German officer who posed as Syrian refugee jailed in terror trial
- Published
A former German soldier has been jailed for plotting far-right attacks on politicians while posing as a Syrian refugee.
Prosecutors believe he was trying to pin the attacks on immigrants in a bid to destabilise the state.
The officer - named only as Lt Franco A - was sentenced to five years and six months in prison.
He was arrested in 2017 while trying to retrieve a handgun found by a cleaner in a toilet at Vienna airport.
After his arrest it transpired that he was travelling under a false identity, and had registered himself as a Syrian refugee in Germany, even though he spoke no Arabic.
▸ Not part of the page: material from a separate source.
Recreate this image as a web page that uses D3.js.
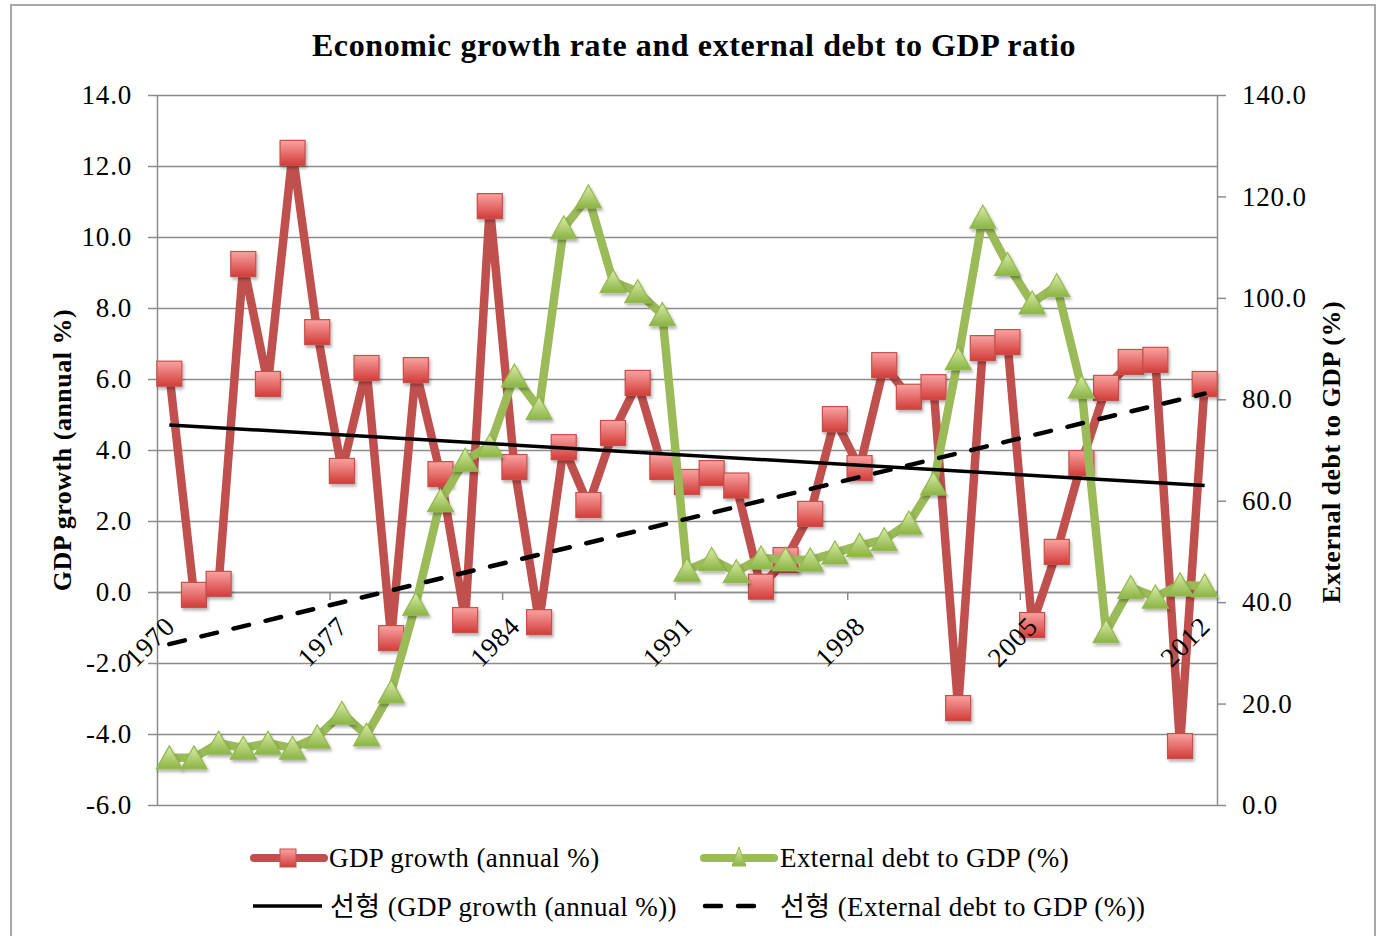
<!DOCTYPE html>
<html>
<head>
<meta charset="utf-8">
<script src="https://cdn.jsdelivr.net/npm/d3@7"></script>
<style>
  body { margin: 0; background: #fff; }
  text { font-family: "Liberation Serif", "Noto Sans CJK KR", serif; }
</style>
</head>
<body>
<script>
// categories
var years = [1970, 1971, 1972, 1973, 1974, 1975, 1976, 1977, 1978, 1979,
             1980, 1981, 1982, 1983, 1984, 1985, 1986, 1987, 1988, 1989,
             1990, 1991, 1992, 1993, 1994, 1995, 1996, 1997, 1998, 1999,
             2000, 2001, 2002, 2003, 2004, 2005, 2006, 2007, 2008, 2009,
             2010, 2011, 2012];
var labelYears = [1970, 1977, 1984, 1991, 1998, 2005, 2012];

// GDP growth (annual %) - left axis
var gdpGrowth = [6.15, -0.08, 0.23, 9.24, 5.86, 12.37, 7.32, 3.41, 6.31, -1.3,
                 6.25, 3.32, -0.79, 10.87, 3.52, -0.85, 4.08, 2.45, 4.48, 5.89,
                 3.52, 3.1, 3.35, 3.0, 0.15, 0.9, 2.2, 4.87, 3.49, 6.39,
                 5.5, 5.77, -3.27, 6.87, 7.04, -0.93, 1.13, 3.63, 5.75, 6.48,
                 6.54, -4.34, 5.86];

// External debt to GDP (%) - right axis
var extDebt = [9.3, 9.3, 12.2, 11.2, 12.2, 11.2, 13.4, 18.1, 13.8, 22.3,
               39.6, 60.0, 68.0, 70.8, 84.6, 78.2, 113.8, 119.9, 103.2, 101.2,
               96.7, 46.3, 48.4, 46.0, 48.7, 48.4, 48.3, 49.7, 51.2, 52.3,
               55.6, 63.3, 88.0, 115.9, 106.6, 99.0, 102.4, 82.4, 34.2, 42.9,
               41.0, 43.4, 43.2];

var leftTicks = [-6, -4, -2, 0, 2, 4, 6, 8, 10, 12, 14];
var rightTicks = [0, 20, 40, 60, 80, 100, 120, 140];

var chartTitle = "Economic growth rate and external debt to GDP ratio";
var leftTitle = "GDP growth (annual %)";
var rightTitle = "External debt to GDP (%)";
var legendNames = ["GDP growth (annual %)", "External debt to GDP (%)",
                   "선형 (GDP growth (annual %))", "선형 (External debt to GDP (%))"];

var width = 1384, height = 936;
var plotL = 157, plotR = 1217, plotT = 95, plotB = 805;

var red = "#c0504d", green = "#9bbb59", grid = "#8c8c8c";

var svg = d3.select("body").append("svg")
    .attr("width", width)
    .attr("height", height);

var defs = svg.append("defs");
var gr = defs.append("linearGradient").attr("id", "gRed").attr("x1", 0).attr("y1", 0).attr("x2", 0).attr("y2", 1);
gr.append("stop").attr("offset", "0%").attr("stop-color", "#f9a3a1");
gr.append("stop").attr("offset", "100%").attr("stop-color", "#d23c39");
var gg = defs.append("linearGradient").attr("id", "gGreen").attr("x1", 0).attr("y1", 0).attr("x2", 0).attr("y2", 1);
gg.append("stop").attr("offset", "0%").attr("stop-color", "#dcedab");
gg.append("stop").attr("offset", "100%").attr("stop-color", "#8ab443");
var sh = defs.append("filter").attr("id", "shadow").attr("x", "-50%").attr("y", "-50%").attr("width", "200%").attr("height", "200%");
sh.append("feDropShadow").attr("dx", 1.5).attr("dy", 2.5).attr("stdDeviation", 1.5)
    .attr("flood-color", "#000").attr("flood-opacity", 0.3);

// outer frame
svg.append("rect")
    .attr("x", 11).attr("y", 5)
    .attr("width", 1364).attr("height", 940)
    .attr("fill", "none").attr("stroke", grid).attr("stroke-width", 1.5);

// scales
var x = d3.scaleBand().domain(years).range([plotL, plotR]);
var xEdge = d3.scaleLinear().domain([years[0], years[years.length - 1] + 1]).range([plotL, plotR]);
var yL = d3.scaleLinear().domain([-6, 14]).range([plotB, plotT]);
var yR = d3.scaleLinear().domain([0, 140]).range([plotB, plotT]);
function cx(yr) { return x(yr) + x.bandwidth() / 2; }

function tickStyle(g) {
    g.select(".domain").attr("stroke", grid).attr("stroke-width", 1.5);
    g.selectAll("line").attr("stroke", grid).attr("stroke-width", 1.5);
    g.selectAll("text").attr("font-size", 27).attr("fill", "#000")
        .attr("letter-spacing", 0.8)
        .style("font-family", "Liberation Serif");
}

// gridlines
svg.append("g")
    .attr("transform", "translate(" + plotL + ",0)")
    .call(d3.axisLeft(yL).tickValues(leftTicks).tickSize(-(plotR - plotL)).tickFormat(""))
    .call(function(g) {
        g.select(".domain").remove();
        g.selectAll("line").attr("stroke", grid).attr("stroke-width", 1.5);
    });

// left axis
svg.append("g")
    .attr("transform", "translate(" + plotL + ",0)")
    .call(d3.axisLeft(yL).tickValues(leftTicks).tickSize(9).tickSizeOuter(0).tickPadding(16)
        .tickFormat(function(d) { return d.toFixed(1); }))
    .call(tickStyle);

// right axis
svg.append("g")
    .attr("transform", "translate(" + plotR + ",0)")
    .call(d3.axisRight(yR).tickValues(rightTicks).tickSize(9).tickSizeOuter(0).tickPadding(16)
        .tickFormat(function(d) { return d.toFixed(1); }))
    .call(tickStyle);

// category axis at zero (line + ticks)
var xAxis = d3.axisBottom(xEdge).tickValues(labelYears).tickSize(8).tickSizeOuter(0).tickFormat(d3.format("d"));
svg.append("g")
    .attr("transform", "translate(0," + yL(0) + ")")
    .call(xAxis)
    .call(tickStyle)
    .call(function(g) { g.selectAll("text").remove(); });

// series lines
var lineL = d3.line().x(function(d) { return cx(d.year); }).y(function(d) { return yL(d.v); });
var lineR = d3.line().x(function(d) { return cx(d.year); }).y(function(d) { return yR(d.v); });
var gdpData = years.map(function(yr, i) { return {year: yr, v: gdpGrowth[i]}; });
var debtData = years.map(function(yr, i) { return {year: yr, v: extDebt[i]}; });

svg.append("path").datum(gdpData)
    .attr("d", lineL).attr("fill", "none").attr("stroke", red)
    .attr("stroke-width", 8.5).attr("stroke-linejoin", "round");

svg.selectAll(".sq").data(gdpData).enter().append("rect")
    .attr("class", "sq")
    .attr("x", function(d) { return cx(d.year) - 12.5; })
    .attr("y", function(d) { return yL(d.v) - 12.5; })
    .attr("width", 25).attr("height", 25)
    .attr("fill", "url(#gRed)").attr("stroke", "#c4504c").attr("stroke-width", 1.2)
    .attr("filter", "url(#shadow)");

svg.append("path").datum(debtData)
    .attr("d", lineR).attr("fill", "none").attr("stroke", green)
    .attr("stroke-width", 8.5).attr("stroke-linejoin", "round");

svg.selectAll(".tri").data(debtData).enter().append("path")
    .attr("class", "tri")
    .attr("d", "M0,-12L13,11L-13,11Z")
    .attr("transform", function(d) { return "translate(" + cx(d.year) + "," + yR(d.v) + ")"; })
    .attr("fill", "url(#gGreen)").attr("stroke", "#94b950").attr("stroke-width", 1.2)
    .attr("filter", "url(#shadow)");

// linear trend lines (least squares over category index)
function trend(vals) {
    var n = vals.length, sx = 0, sy = 0, sxx = 0, sxy = 0;
    vals.forEach(function(v, i) { var t = i + 1; sx += t; sy += v; sxx += t * t; sxy += t * v; });
    var b = (n * sxy - sx * sy) / (n * sxx - sx * sx);
    var a = (sy - b * sx) / n;
    return [{year: years[0], v: a + b}, {year: years[n - 1], v: a + b * n}];
}

svg.append("path").datum(trend(gdpGrowth))
    .attr("d", lineL).attr("fill", "none").attr("stroke", "#000").attr("stroke-width", 3.5);

svg.append("path").datum(trend(extDebt))
    .attr("d", lineR).attr("fill", "none").attr("stroke", "#000").attr("stroke-width", 4.5)
    .attr("stroke-dasharray", "16,17").attr("stroke-linecap", "round");

// category labels on top of the series
svg.append("g")
    .attr("transform", "translate(0," + yL(0) + ")")
    .call(xAxis)
    .call(tickStyle)
    .call(function(g) {
        g.select(".domain").remove();
        g.selectAll("line").remove();
        g.selectAll("text")
            .attr("text-anchor", "end")
            .attr("dy", 0)
            .attr("y", 0)
            .attr("transform", "translate(19,36) rotate(-45)");
    });

// titles
svg.append("text").attr("x", 694).attr("y", 56).attr("text-anchor", "middle")
    .attr("font-size", 32).attr("letter-spacing", 0.6).attr("font-weight", "bold").text(chartTitle);

svg.append("text").attr("transform", "translate(71,450) rotate(-90)").attr("text-anchor", "middle")
    .attr("font-size", 26).attr("letter-spacing", 0.5).attr("font-weight", "bold").text(leftTitle);

svg.append("text").attr("transform", "translate(1340,452) rotate(-90)").attr("text-anchor", "middle")
    .attr("font-size", 26).attr("letter-spacing", 0.5).attr("font-weight", "bold").text(rightTitle);

// legend
var leg = svg.append("g");
function legText(xp, yp, t) {
    leg.append("text").attr("x", xp).attr("y", yp).attr("font-size", 27)
        .attr("letter-spacing", 0.4).text(t);
}
leg.append("line").attr("x1", 254).attr("x2", 324).attr("y1", 858).attr("y2", 858)
    .attr("stroke", red).attr("stroke-width", 8).attr("stroke-linecap", "round");
leg.append("rect").attr("x", 280).attr("y", 849).attr("width", 16).attr("height", 18)
    .attr("fill", "url(#gRed)").attr("stroke", "#c4504c").attr("stroke-width", 1);
legText(329, 867, legendNames[0]);

leg.append("line").attr("x1", 704).attr("x2", 774).attr("y1", 858).attr("y2", 858)
    .attr("stroke", green).attr("stroke-width", 8).attr("stroke-linecap", "round");
leg.append("path").attr("d", "M739,847L746,866L732,866Z")
    .attr("fill", "url(#gGreen)").attr("stroke", "#94b950").attr("stroke-width", 1);
legText(780, 867, legendNames[1]);

leg.append("line").attr("x1", 253).attr("x2", 322).attr("y1", 906).attr("y2", 906)
    .attr("stroke", "#000").attr("stroke-width", 3.5);
legText(330, 916, legendNames[2]);

leg.append("line").attr("x1", 705).attr("x2", 768).attr("y1", 906).attr("y2", 906)
    .attr("stroke", "#000").attr("stroke-width", 4.5)
    .attr("stroke-dasharray", "16,17").attr("stroke-linecap", "round");
legText(780, 916, legendNames[3]);
</script>
</body>
</html>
Prosecutors said that Franco harboured "a nationalist, racist and anti-Semitic ideology," and had illegally acquired semi-automatic assault rifles, practiced shooting them, made lists of potential targets, and researched where those targets might be.
He had listed cabinet ministers, MPs and a prominent Jewish human rights activist among his potential targets, prosecutors said.
During the investigation far-right groups were uncovered in the German police and army.
This led to reforms within the army and an increased focus on right-wing extremism in German security forces.
During the trial, the soldier insisted he was not an extremist and had not plotted attacks.
Under German privacy rules, defendants' surnames are not made public.
He managed to persuade immigration authorities in 2015 that he was a fruit seller from Damascus, despite speaking no Arabic.
His double life was exposed when authorities discovered the fingerprints of the soldier based in Strasbourg matched those he had used to register as a Syrian Christian asylum seeker, living three hours' drive north near Frankfurt.